By combining these components, the PSO-Transformer-LSTM model effectively leverages the global feature extraction capabilities of Transformer, the temporal dependency modeling of LSTM, and the parameter optimization of PSO to achieve accurate and robust PM2.5 predictions.

Position encoding layer

The transformer model is a deep learning architecture that has achieved significant advancements in fields such as natural language processing (NLP) in recent years. Unlike traditional Recurrent Neural Networks (RNNs) and LSTM networks, the Transformer does not rely on recursion or convolution to process input data, resulting in a substantial improvement in parallel processing capabilities. However, due to the absence of sequence structural information, the Transformer cannot inherently perceive the positional relationships among elements in the input sequence.
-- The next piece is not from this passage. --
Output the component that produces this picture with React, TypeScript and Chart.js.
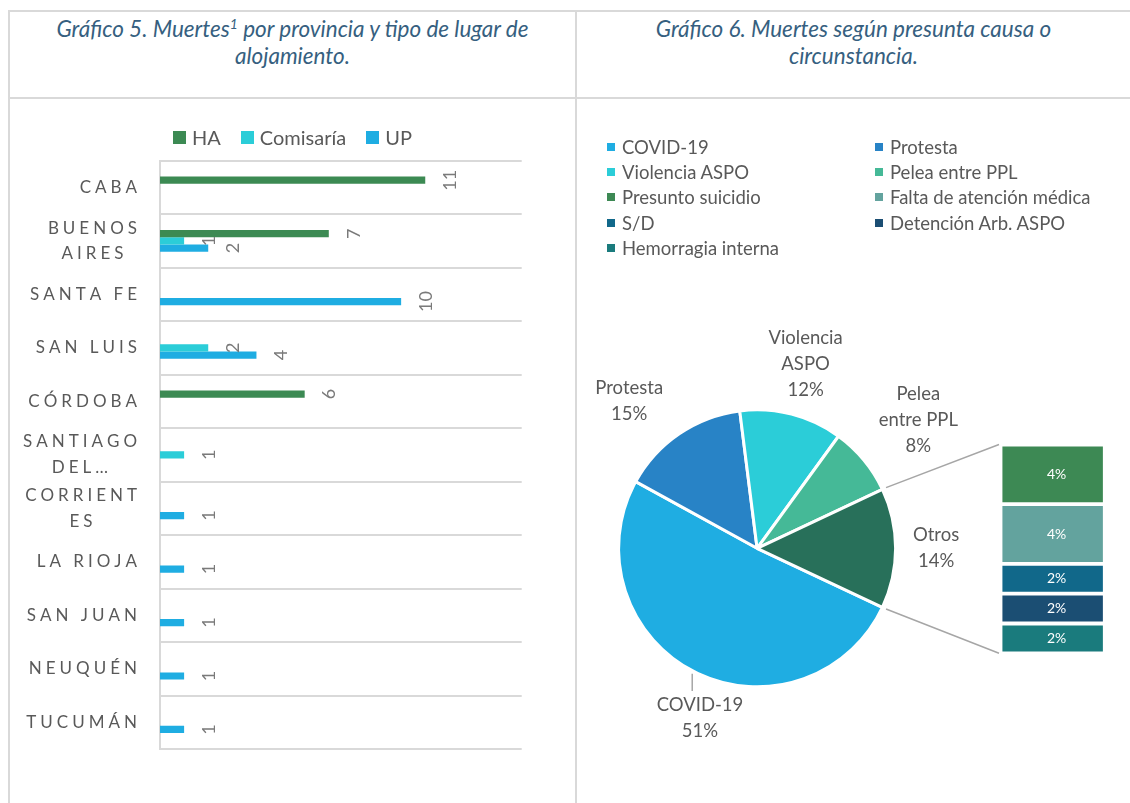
import React, { useEffect, useRef } from "react";
import { Chart, registerables } from "chart.js";

Chart.register(...registerables);

const FONT = "Lato, 'Open Sans', Arial, sans-serif";
const TEXT_GRAY = "#595959";
const BORDER = "#d9d9d9";
const TITLE_COLOR = "#365f80";

// ---------------- Gráfico 5: muertes por provincia ----------------
const provinces: (string | string[])[] = [
  "CABA",
  ["BUENOS", "AIRES"],
  "SANTA FE",
  "SAN LUIS",
  "CÓRDOBA",
  ["SANTIAGO", "DEL…"],
  ["CORRIENT", "ES"],
  "LA RIOJA",
  "SAN JUAN",
  "NEUQUÉN",
  "TUCUMÁN",
];
const haValues = [11, 7, null, null, 6, null, null, null, null, null, null];
const comisariaValues = [null, 1, null, 2, null, 1, null, null, null, null, null];
const upValues = [null, 2, 10, 4, null, null, 1, 1, 1, 1, 1];
const barSeriesNames = ["HA", "Comisaría", "UP"];
const barSeriesColors = ["#3c8a53", "#2bcdd8", "#1fade2"];
const xAxisMax = 15;

// ---------------- Gráfico 6: presunta causa ----------------
const pieLabelLines = [["COVID-19"], ["Protesta"], ["Violencia", "ASPO"], ["Pelea", "entre PPL"], ["Otros"]];
const pieCategories = ["COVID-19", "Protesta", "Violencia ASPO", "Pelea entre PPL", "Otros"];
const piePercents = [51, 15, 12, 8, 14];
const pieColors = ["#1fade2", "#2883c6", "#2bcdd8", "#45b997", "#28705a"];
const otrosCategories = ["Presunto suicidio", "Falta de atención médica", "S/D", "Detención Arb. ASPO", "Hemorragia interna"];
const otrosPercents = [4, 4, 2, 2, 2];
const otrosColors = ["#3d8954", "#63a39e", "#11688a", "#1b4e73", "#1a7b7d"];

// label placement (style config, relative to each slice's mid angle)
const pieLabelPlacement = [
  { dAngle: -8.4, dist: 179, leader: true },
  { dAngle: -6.8, dist: 195, leader: false },
  { dAngle: 0.3, dist: 191, leader: false },
  { dAngle: 1.1, dist: 206, leader: false },
  { dAngle: 0, dist: 179, leader: false },
];

function spacedWidth(ctx: CanvasRenderingContext2D, text: string, spacing: number) {
  const chars = Array.from(text);
  let w = 0;
  for (const ch of chars) w += ctx.measureText(ch).width;
  return w + spacing * (chars.length - 1);
}
function drawSpaced(ctx: CanvasRenderingContext2D, text: string, x: number, y: number, spacing: number) {
  let cx = x;
  for (const ch of Array.from(text)) {
    ctx.fillText(ch, cx, y);
    cx += ctx.measureText(ch).width + spacing;
  }
}

const yLabelPlugin = {
  id: "yLabels",
  afterDraw(chart: any) {
    const ctx: CanvasRenderingContext2D = chart.ctx;
    const yScale = chart.scales.y;
    const SP = 4;
    const LH = 25.7;
    ctx.save();
    ctx.font = `17px ${FONT}`;
    ctx.fillStyle = TEXT_GRAY;
    ctx.textBaseline = "middle";
    ctx.textAlign = "left";
    const xRight = chart.chartArea.left - 23;
    (chart.data.labels as any[]).forEach((lab, i) => {
      const lines: string[] = Array.isArray(lab) ? lab : [lab];
      const widths = lines.map((l) => spacedWidth(ctx, l, SP));
      const maxW = Math.max(...widths);
      const cy = yScale.getPixelForValue(i);
      lines.forEach((l, j) => {
        const ly = cy + (j - (lines.length - 1) / 2) * LH;
        const lx = xRight - maxW / 2 - widths[j] / 2;
        drawSpaced(ctx, l, lx, ly, SP);
      });
    });
    ctx.restore();
  },
};

const barValuePlugin = {
  id: "barValues",
  afterDatasetsDraw(chart: any) {
    const ctx: CanvasRenderingContext2D = chart.ctx;
    ctx.save();
    ctx.font = `18px ${FONT}`;
    ctx.fillStyle = "#7a7a7a";
    ctx.textAlign = "center";
    ctx.textBaseline = "middle";
    chart.data.datasets.forEach((ds: any, di: number) => {
      const meta = chart.getDatasetMeta(di);
      meta.data.forEach((el: any, i: number) => {
        const v = ds.data[i];
        if (v == null) return;
        ctx.save();
        ctx.translate(el.x + 25, el.y);
        ctx.rotate(-Math.PI / 2);
        ctx.fillText(String(v), 0, 0);
        ctx.restore();
      });
    });
    ctx.restore();
  },
};

const secLabelPlugin = {
  id: "secLabels",
  afterDatasetsDraw(chart: any) {
    const ctx: CanvasRenderingContext2D = chart.ctx;
    ctx.save();
    ctx.font = `14px ${FONT}`;
    ctx.fillStyle = "#ffffff";
    ctx.textAlign = "center";
    ctx.textBaseline = "middle";
    chart.data.datasets.forEach((ds: any, di: number) => {
      const el = chart.getDatasetMeta(di).data[0];
      if (!el) return;
      ctx.fillText(`${ds.data[0]}%`, el.x + 4, (el.y + el.base) / 2);
    });
    ctx.restore();
  },
};

export default function App() {
  const barRef = useRef<HTMLCanvasElement>(null);
  const pieRef = useRef<HTMLCanvasElement>(null);
  const secRef = useRef<HTMLCanvasElement>(null);

  useEffect(() => {
    const barChart = new Chart(barRef.current!, {
      type: "bar",
      data: {
        labels: provinces as any,
        datasets: [haValues, comisariaValues, upValues].map((vals, i) => ({
          label: barSeriesNames[i],
          data: vals as any,
          backgroundColor: barSeriesColors[i],
          borderWidth: 0,
          barPercentage: 1,
          categoryPercentage: 0.405,
        })),
      },
      options: {
        indexAxis: "y",
        responsive: false,
        animation: false,
        layout: { padding: { left: 150, right: 53.3, top: 60.7, bottom: 51 } },
        plugins: { legend: { display: false }, tooltip: { enabled: false } },
        scales: {
          x: { display: false, min: 0, max: xAxisMax },
          y: {
            grid: { offset: true, color: BORDER, lineWidth: 2, drawTicks: false },
            border: { color: BORDER, width: 2 },
            ticks: { display: false },
          },
        },
      } as any,
      plugins: [yLabelPlugin, barValuePlugin],
    });

    const otrosTotal = otrosPercents.reduce((a, b) => a + b, 0);
    const secChart = new Chart(secRef.current!, {
      type: "bar",
      data: {
        labels: ["Otros"],
        datasets: otrosCategories.map((name, i) => ({
          label: name,
          data: [otrosPercents[i]],
          backgroundColor: otrosColors[i],
          borderColor: "#ffffff",
          borderWidth: 2.25,
          borderSkipped: false,
          barPercentage: 1,
          categoryPercentage: 1,
          stack: "otros",
        })),
      },
      options: {
        responsive: false,
        animation: false,
        layout: { padding: { left: 10.5, right: 15.2, top: 14.5, bottom: 16.7 } },
        plugins: { legend: { display: false }, tooltip: { enabled: false } },
        scales: {
          x: { display: false, stacked: true },
          y: { display: false, stacked: true, reverse: true, min: 0, max: otrosTotal },
        },
      } as any,
      plugins: [secLabelPlugin],
    });

    const pieTotal = piePercents.reduce((a, b) => a + b, 0);
    const otrosIndex = pieCategories.indexOf("Otros");
    // Otros slice centred facing the secondary bar (3 o'clock)
    const rotation = 90 + (piePercents[otrosIndex] / pieTotal) * 180;

    const pieDecor = {
      id: "pieDecor",
      afterDraw(chart: any) {
        const ctx: CanvasRenderingContext2D = chart.ctx;
        const meta = chart.getDatasetMeta(0);
        ctx.save();
        ctx.font = `18.5px ${FONT}`;
        ctx.fillStyle = TEXT_GRAY;
        ctx.textAlign = "center";
        ctx.textBaseline = "middle";
        const LH = 26;
        meta.data.forEach((arc: any, i: number) => {
          const { x, y, startAngle, endAngle, outerRadius } = arc.getProps(
            ["x", "y", "startAngle", "endAngle", "outerRadius"],
            true
          );
          const mid = (startAngle + endAngle) / 2;
          const pl = pieLabelPlacement[i];
          const a = mid + (pl.dAngle * Math.PI) / 180;
          const lx = x + pl.dist * Math.cos(a);
          const ly = y + pl.dist * Math.sin(a);
          const lines = [...pieLabelLines[i], `${piePercents[i]}%`];
          lines.forEach((t, j) => {
            ctx.fillText(t, lx, ly + (j - (lines.length - 1) / 2) * LH);
          });
          if (pl.leader) {
            const px = x + outerRadius * Math.cos(mid);
            const py = y + outerRadius * Math.sin(mid);
            const topText = ly - ((lines.length - 1) / 2) * LH - 14;
            ctx.strokeStyle = "#a6a6a6";
            ctx.lineWidth = 1.5;
            ctx.beginPath();
            ctx.moveTo(px - 2, py + 2);
            ctx.lineTo(px - 2, topText);
            ctx.stroke();
          }
        });
        // connector lines to the secondary bar
        const oArc = meta.data[otrosIndex];
        const { x, y, startAngle, endAngle, outerRadius } = oArc.getProps(
          ["x", "y", "startAngle", "endAngle", "outerRadius"],
          true
        );
        const pr = chart.canvas.getBoundingClientRect();
        const sr = secChart.canvas.getBoundingClientRect();
        const dx = sr.left - pr.left;
        const dy = sr.top - pr.top;
        const sa = secChart.chartArea;
        const r = outerRadius + 4;
        ctx.strokeStyle = "#a6a6a6";
        ctx.lineWidth = 1.5;
        ctx.beginPath();
        ctx.moveTo(x + r * Math.cos(startAngle), y + r * Math.sin(startAngle));
        ctx.lineTo(dx + sa.left - 1.5, dy + sa.top);
        ctx.moveTo(x + r * Math.cos(endAngle), y + r * Math.sin(endAngle));
        ctx.lineTo(dx + sa.left - 1.5, dy + sa.bottom);
        ctx.stroke();
        ctx.restore();
      },
    };

    const pieChart = new Chart(pieRef.current!, {
      type: "pie",
      data: {
        labels: pieCategories,
        datasets: [
          {
            data: piePercents,
            backgroundColor: pieColors,
            borderColor: "#ffffff",
            borderWidth: 3,
            hoverOffset: 0,
            offset: 0,
          },
        ],
      },
      options: {
        responsive: false,
        animation: false,
        rotation,
        layout: { padding: { left: 40.1, top: 309.3, right: 232.9, bottom: 114.7 } },
        plugins: { legend: { display: false }, tooltip: { enabled: false } },
      } as any,
      plugins: [pieDecor],
    });

    return () => {
      barChart.destroy();
      pieChart.destroy();
      secChart.destroy();
    };
  }, []);

  const legendItems6 = [
    ...pieCategories.map((c, i) => ({ name: c, color: pieColors[i] })).filter((d) => d.name !== "Otros"),
    ...otrosCategories.map((c, i) => ({ name: c, color: otrosColors[i] })),
  ];

  const line = (s: React.CSSProperties) => (
    <div style={{ position: "absolute", background: BORDER, ...s }} />
  );

  const titleStyle: React.CSSProperties = {
    position: "absolute",
    top: 14.5,
    textAlign: "center",
    fontStyle: "italic",
    fontSize: 22.5,
    lineHeight: "27px",
    color: TITLE_COLOR,
  };

  return (
    <div
      style={{
        position: "fixed",
        left: 0,
        top: 0,
        width: 1130,
        height: 803,
        background: "#ffffff",
        overflow: "hidden",
        fontFamily: FONT,
      }}
    >
      {line({ left: 8, top: 10, width: 1122, height: 2 })}
      {line({ left: 8, top: 97, width: 1122, height: 2 })}
      {line({ left: 8, top: 10, width: 2, height: 793 })}
      {line({ left: 575, top: 10, width: 2, height: 793 })}

      <div style={{ ...titleStyle, left: 10, width: 565 }}>
        Gráfico 5. Muertes<span style={{ fontSize: "0.62em", verticalAlign: "super", lineHeight: 0 }}>1</span> por
        provincia y tipo de lugar de
        <br />
        alojamiento.
      </div>
      <div style={{ ...titleStyle, left: 577, width: 553 }}>
        Gráfico 6. Muertes según presunta causa o
        <br />
        circunstancia.
      </div>

      <div style={{ position: "absolute", left: 10, top: 100 }}>
        <canvas ref={barRef} width={565} height={700} style={{ display: "block", width: 565, height: 700 }} />
      </div>

      <div
        style={{
          position: "absolute",
          left: 10,
          top: 126,
          width: 565,
          height: 22,
          display: "flex",
          justifyContent: "center",
          alignItems: "center",
          gap: 20,
          fontSize: 20,
          color: TEXT_GRAY,
        }}
      >
        {barSeriesNames.map((n, i) => (
          <div key={n} style={{ display: "flex", alignItems: "center" }}>
            <span style={{ display: "inline-block", width: 13, height: 13, background: barSeriesColors[i], marginRight: 6 }} />
            <span>{n}</span>
          </div>
        ))}
      </div>

      <div style={{ position: "absolute", left: 577, top: 99 }}>
        <canvas ref={pieRef} width={553} height={704} style={{ display: "block", width: 553, height: 704 }} />
      </div>
      <div style={{ position: "absolute", left: 990, top: 430 }}>
        <canvas ref={secRef} width={130} height={240} style={{ display: "block", width: 130, height: 240 }} />
      </div>

      <div
        style={{
          position: "absolute",
          left: 607,
          top: 134,
          display: "grid",
          gridTemplateColumns: "268px auto",
          gridAutoRows: "25.4px",
          fontSize: 18.5,
          color: TEXT_GRAY,
        }}
      >
        {legendItems6.map((d) => (
          <div key={d.name} style={{ display: "flex", alignItems: "center", whiteSpace: "nowrap" }}>
            <span style={{ display: "inline-block", width: 8, height: 8, background: d.color, marginRight: 7 }} />
            <span>{d.name}</span>
          </div>
        ))}
      </div>
    </div>
  );
}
To address this, the Positional Encoding mechanism is introduced. Positional Encoding generates specific vectors for each position, which are added to the input embeddings, enabling the model to capture the sequential order of elements. Typically, positional encoding uses a set of fixed sine and cosine functions to generate the encoding by separating data into even and odd indices, ensuring the model can distinguish elements at different positions. The calculation is defined by Eqs. (1) and (2), where PE represents the positional encoding, pos denotes the position in the sequence, is the dimension index of the positional encoding, and d is the embedding dimension size.
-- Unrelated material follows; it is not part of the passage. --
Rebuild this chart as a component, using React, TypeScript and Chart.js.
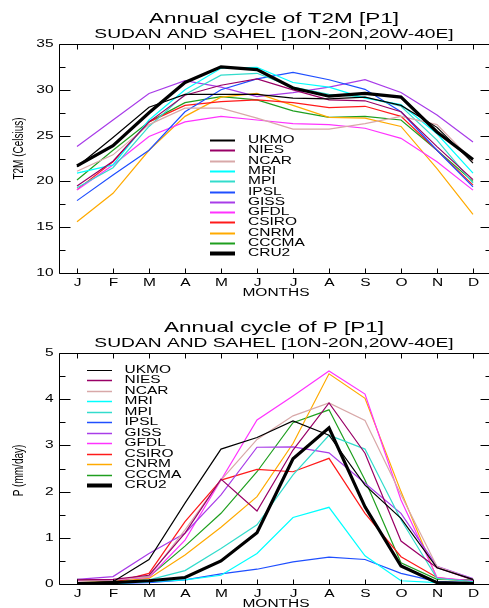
import React, { useEffect, useRef } from "react";
import { Chart, registerables } from "chart.js";

Chart.register(...registerables);

// ---------- data ----------
const months = ["J", "F", "M", "A", "M", "J", "J", "A", "S", "O", "N", "D"];
const models = ["UKMO", "NIES", "NCAR", "MRI", "MPI", "IPSL", "GISS", "GFDL", "CSIRO", "CNRM", "CCCMA", "CRU2"];
const modelColors = ["#000000", "#990066", "#d8a8a8", "#00ffff", "#33dccc", "#1f4fff", "#a83ce8", "#ff33ff", "#ff1a1a", "#ffaa00", "#1f9f1f", "#000000"];

const t2mUKMO = [21.6, 24.8, 28.1, 29.5, 29.5, 29.5, 29.1, 29.0, 29.2, 28.3, 25.9, 22.0];
const t2mNIES = [19.5, 22.2, 26.5, 29.4, 30.5, 31.2, 30.0, 28.9, 28.8, 27.6, 23.8, 20.2];
const t2mNCAR = [21.1, 22.9, 26.2, 28.0, 28.0, 26.9, 25.7, 25.7, 26.3, 27.1, 26.2, 22.2];
const t2mMRI = [20.9, 21.8, 26.7, 30.0, 32.35, 32.45, 30.8, 30.3, 29.1, 28.4, 25.2, 20.9];
const t2mMPI = [19.3, 21.5, 26.0, 29.5, 31.6, 31.8, 30.3, 29.5, 29.2, 28.2, 24.5, 19.8];
const t2mIPSL = [17.9, 20.7, 23.4, 27.6, 30.0, 31.2, 31.9, 31.1, 30.05, 27.6, 23.4, 19.4];
const t2mGISS = [23.8, 26.7, 29.6, 31.0, 30.3, 29.25, 29.7, 30.3, 31.1, 29.7, 27.25, 24.3];
const t2mGFDL = [19.05, 21.8, 24.9, 26.5, 27.1, 26.7, 26.3, 26.2, 25.8, 24.7, 22.15, 19.05];
const t2mCSIRO = [19.1, 22.15, 26.5, 28.3, 28.7, 28.9, 28.6, 28.05, 28.2, 27.1, 23.4, 19.6];
const t2mCNRM = [15.6, 18.7, 23.4, 27.1, 29.2, 29.6, 28.3, 27.0, 26.9, 26.0, 21.4, 16.4];
const t2mCCCMA = [20.15, 23.4, 26.5, 28.6, 29.25, 28.9, 27.7, 27.0, 27.1, 26.7, 23.4, 20.0];
const t2mCRU2 = [21.7, 23.9, 27.5, 30.8, 32.5, 32.2, 30.2, 29.3, 29.6, 29.2, 25.4, 22.4];

const prUKMO = [0.01, 0.05, 0.53, 1.75, 2.92, 3.17, 3.53, 3.22, 2.14, 1.42, 0.35, 0.1];
const prNIES = [0.09, 0.1, 0.19, 1.1, 2.27, 1.58, 2.9, 3.92, 2.83, 0.93, 0.35, 0.09];
const prNCAR = [0.07, 0.09, 0.16, 1.17, 2.25, 3.13, 3.64, 3.92, 3.54, 1.93, 0.38, 0.1];
const prMRI = [0.01, 0.01, 0.05, 0.09, 0.19, 0.66, 1.44, 1.66, 0.61, 0.07, 0.03, 0.01];
const prMPI = [0.01, 0.03, 0.09, 0.29, 0.77, 1.28, 2.36, 3.22, 2.92, 1.39, 0.12, 0.05];
const prIPSL = [0.01, 0.01, 0.03, 0.09, 0.22, 0.32, 0.48, 0.58, 0.53, 0.23, 0.05, 0.03];
const prGISS = [0.1, 0.16, 0.66, 1.1, 1.93, 2.96, 2.97, 2.84, 2.18, 1.53, 0.38, 0.12];
const prGFDL = [0.07, 0.09, 0.14, 0.95, 2.25, 3.55, 4.07, 4.61, 4.11, 1.82, 0.14, 0.07];
const prCSIRO = [0.01, 0.03, 0.23, 1.35, 2.25, 2.48, 2.43, 2.72, 1.53, 0.59, 0.14, 0.05];
const prCNRM = [0.03, 0.05, 0.12, 0.63, 1.23, 1.89, 3.04, 4.55, 4.02, 2.0, 0.12, 0.05];
const prCCCMA = [0.1, 0.07, 0.16, 0.82, 1.53, 2.43, 3.49, 3.77, 2.25, 0.46, 0.1, 0.09];
const prCRU2 = [0.01, 0.03, 0.07, 0.14, 0.5, 1.11, 2.71, 3.38, 1.67, 0.39, 0.03, 0.01];

const t2mSeries = [t2mUKMO, t2mNIES, t2mNCAR, t2mMRI, t2mMPI, t2mIPSL, t2mGISS, t2mGFDL, t2mCSIRO, t2mCNRM, t2mCCCMA, t2mCRU2];
const prSeries = [prUKMO, prNIES, prNCAR, prMRI, prMPI, prIPSL, prGISS, prGFDL, prCSIRO, prCNRM, prCCCMA, prCRU2];

// ---------- drawing helpers ----------
const SX = 1.55;
const FONT = '"Liberation Sans", Arial, Helvetica, sans-serif';

function stretchedText(ctx: CanvasRenderingContext2D, text: string, x: number, y: number, size: number, align: string, baseline: CanvasTextBaseline, sx: number = SX) {
  ctx.save();
  ctx.font = `${size}px ${FONT}`;
  ctx.textAlign = "left";
  ctx.textBaseline = baseline;
  const w = ctx.measureText(text).width * sx;
  const x0 = align === "center" ? x - w / 2 : align === "right" ? x - w : x;
  ctx.translate(x0, y);
  ctx.scale(sx, 1);
  ctx.fillStyle = "#000";
  ctx.fillText(text, 0, 0);
  ctx.restore();
}

const idlPlugin = {
  id: "idl",
  afterDatasetsDraw(chart: any, _args: any, opts: any) {
    const ctx: CanvasRenderingContext2D = chart.ctx;
    const ca = chart.chartArea;
    const xs = chart.scales.x;
    const ys = chart.scales.y;
    ctx.save();
    ctx.strokeStyle = "#000";
    ctx.lineWidth = 1;
    const L = Math.round(ca.left) + 0.5;
    const R = Math.round(ca.right) + 0.5;
    const T = Math.round(ca.top) + 0.5;
    const B = Math.round(ca.bottom) + 0.5;
    ctx.beginPath();
    ctx.rect(L, T, R - L, B - T);
    ctx.stroke();
    // x ticks + labels
    xs.ticks.forEach((_t: any, i: number) => {
      const px = Math.round(xs.getPixelForTick(i)) + 0.5;
      ctx.beginPath();
      ctx.moveTo(px, B);
      ctx.lineTo(px, B - 5);
      ctx.moveTo(px, T);
      ctx.lineTo(px, T + 5);
      ctx.stroke();
      stretchedText(ctx, months[i], px, B + 9.5, 10, "center", "middle");
    });
    // y ticks + labels
    ys.ticks.forEach((t: any) => {
      const v = t.value;
      const major = Math.abs(v / opts.major - Math.round(v / opts.major)) < 1e-6;
      const py = Math.round(ys.getPixelForValue(v)) + 0.5;
      const len = major ? 11 : 6;
      ctx.beginPath();
      ctx.moveTo(L, py);
      ctx.lineTo(L + len, py);
      ctx.moveTo(R, py);
      ctx.lineTo(R - len, py);
      ctx.stroke();
      if (major) stretchedText(ctx, String(v), L - 6, py, 10, "right", "middle");
    });
    const cx = (ca.left + ca.right) / 2;
    // titles
    stretchedText(ctx, opts.title, cx - 1, ca.top - 21.5, 14.5, "center", "alphabetic");
    stretchedText(ctx, opts.subtitle, cx - 1, ca.top - 6.3, 12.4, "center", "alphabetic");
    stretchedText(ctx, "MONTHS", cx + 1, ca.bottom + 20, 10, "center", "middle");
    // y title (rotated)
    ctx.save();
    ctx.translate(19, (ca.top + ca.bottom) / 2 + opts.yTitleShift);
    ctx.scale(SX, 1);
    ctx.rotate(-Math.PI / 2);
    ctx.font = `10px ${FONT}`;
    ctx.textAlign = "center";
    ctx.textBaseline = "middle";
    ctx.fillStyle = "#000";
    ctx.fillText(opts.yTitle, 0, 0);
    ctx.restore();
    // legend
    const lg = opts.legend;
    chart.data.datasets.forEach((ds: any, i: number) => {
      const y = Math.round(lg.y + i * lg.dy) + 0.5;
      ctx.beginPath();
      ctx.strokeStyle = ds.borderColor;
      ctx.lineWidth = ds.label === "CRU2" ? 4 : ds.label === "UKMO" ? lg.ukmoWidth : lg.width;
      ctx.moveTo(lg.x, y);
      ctx.lineTo(lg.x + lg.len, y);
      ctx.stroke();
      stretchedText(ctx, ds.label, lg.x + lg.len + lg.gap, y, 10, "left", "middle");
    });
    ctx.restore();
  },
};

function makeConfig(series: number[][], yMin: number, yMax: number, step: number, pluginOpts: any, xHeight: number, topPad: number): any {
  return {
    type: "line",
    data: {
      labels: months,
      datasets: models.map((m, i) => ({
        label: m,
        data: series[i],
        borderColor: modelColors[i],
        backgroundColor: modelColors[i],
        borderWidth: m === "CRU2" ? 3.2 : 1.2,
        pointRadius: 0,
        tension: 0,
        fill: false,
        order: m === "CRU2" ? -1 : i,
      })),
    },
    options: {
      responsive: false,
      animation: false,
      devicePixelRatio: 1,
      layout: { padding: { top: topPad, right: 1, left: 0, bottom: 0 } },
      plugins: { legend: { display: false }, tooltip: { enabled: false }, title: { display: false }, idl: pluginOpts },
      events: [],
      scales: {
        x: {
          type: "category",
          offset: true,
          grid: { display: false, drawTicks: false },
          border: { display: false },
          ticks: { display: false },
          afterFit: (s: any) => {
            s.height = xHeight;
          },
        },
        y: {
          type: "linear",
          min: yMin,
          max: yMax,
          grid: { display: false, drawTicks: false },
          border: { display: false },
          ticks: { display: false, stepSize: step },
          afterFit: (s: any) => {
            s.width = 59;
          },
        },
      },
    },
    plugins: [idlPlugin],
  };
}

function ChartCanvas({ config, height }: { config: any; height: number }) {
  const ref = useRef<HTMLCanvasElement>(null);
  useEffect(() => {
    if (!ref.current) return;
    const chart = new Chart(ref.current, config);
    return () => chart.destroy();
  }, []);
  return <canvas ref={ref} width={492} height={height} style={{ display: "block", width: 492, height }} />;
}

export default function App() {
  useEffect(() => {
    document.body.style.margin = "0";
    document.body.style.overflow = "hidden";
    document.body.style.background = "#fff";
  }, []);
  const topCfg = makeConfig(
    t2mSeries,
    10,
    35,
    2.5,
    {
      major: 5,
      title: "Annual cycle of T2M [P1]",
      subtitle: "SUDAN AND SAHEL [10N-20N,20W-40E]",
      yTitle: "T2M (Celsius)",
      yTitleShift: -10,
      legend: { x: 210, y: 140, dy: 10.3, len: 25, gap: 13, width: 2, ukmoWidth: 2 },
    },
    27,
    44
  );
  const botCfg = makeConfig(
    prSeries,
    0,
    5,
    0.5,
    {
      major: 1,
      title: "Annual cycle of P [P1]",
      subtitle: "SUDAN AND SAHEL [10N-20N,20W-40E]",
      yTitle: "P (mm/day)",
      yTitleShift: 2,
      legend: { x: 87, y: 70, dy: 10.45, len: 25, gap: 12.5, width: 1.5, ukmoWidth: 1 },
    },
    24,
    53
  );
  return (
    <div style={{ width: 489, height: 608, overflow: "hidden", background: "#fff" }}>
      <ChartCanvas config={topCfg} height={300} />
      <ChartCanvas config={botCfg} height={308} />
    </div>
  );
}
$$PE_{{\left( {pos,2i} \right)}} = sin\left( {\frac{pos}{{10000^{\frac{2i}{d}} }}} \right)$$
(1)
$$PE_{{\left( {pos,2i + 1} \right)}} = \cos \left( {\frac{pos}{{10000^{\frac{2i}{d}} }}} \right)$$
(2)

Before entering the Transformer encoder layer, the positional encoding must be combined with the input information to ensure that the processed input retains both the original information and its positional context within the sequence. Let the input information be E, the positional encoding be PE, and the resulting input be E0. The calculation is expressed as Eq. (3).

$$E_{0} = E + PE$$
(3)

where E represents the input embedding matrix, and PE is the positional encoding matrix corresponding to each position. This additive operation preserves the positional characteristics of each input element without altering the dimensional structure of the embeddings. This enables the subsequent Transformer encoding layers to effectively incorporate sequence order information. The structural diagram illustrating this process is shown in Fig. 1.

Fig. 1
figure 1

Structure diagram of position encoding layer.

Self-attention layer

Self-Attention, as a core component inside the Transformer, can capture the dependencies between elements at different locations in the input sequence. After the input data is fused with the positional encoding, the Self-Attention mechanism can process the data while paying attention to the global information of all elements in the sequence, which undoubtedly greatly improves the efficiency of parallel computation and solves the problem of long-distance dependency.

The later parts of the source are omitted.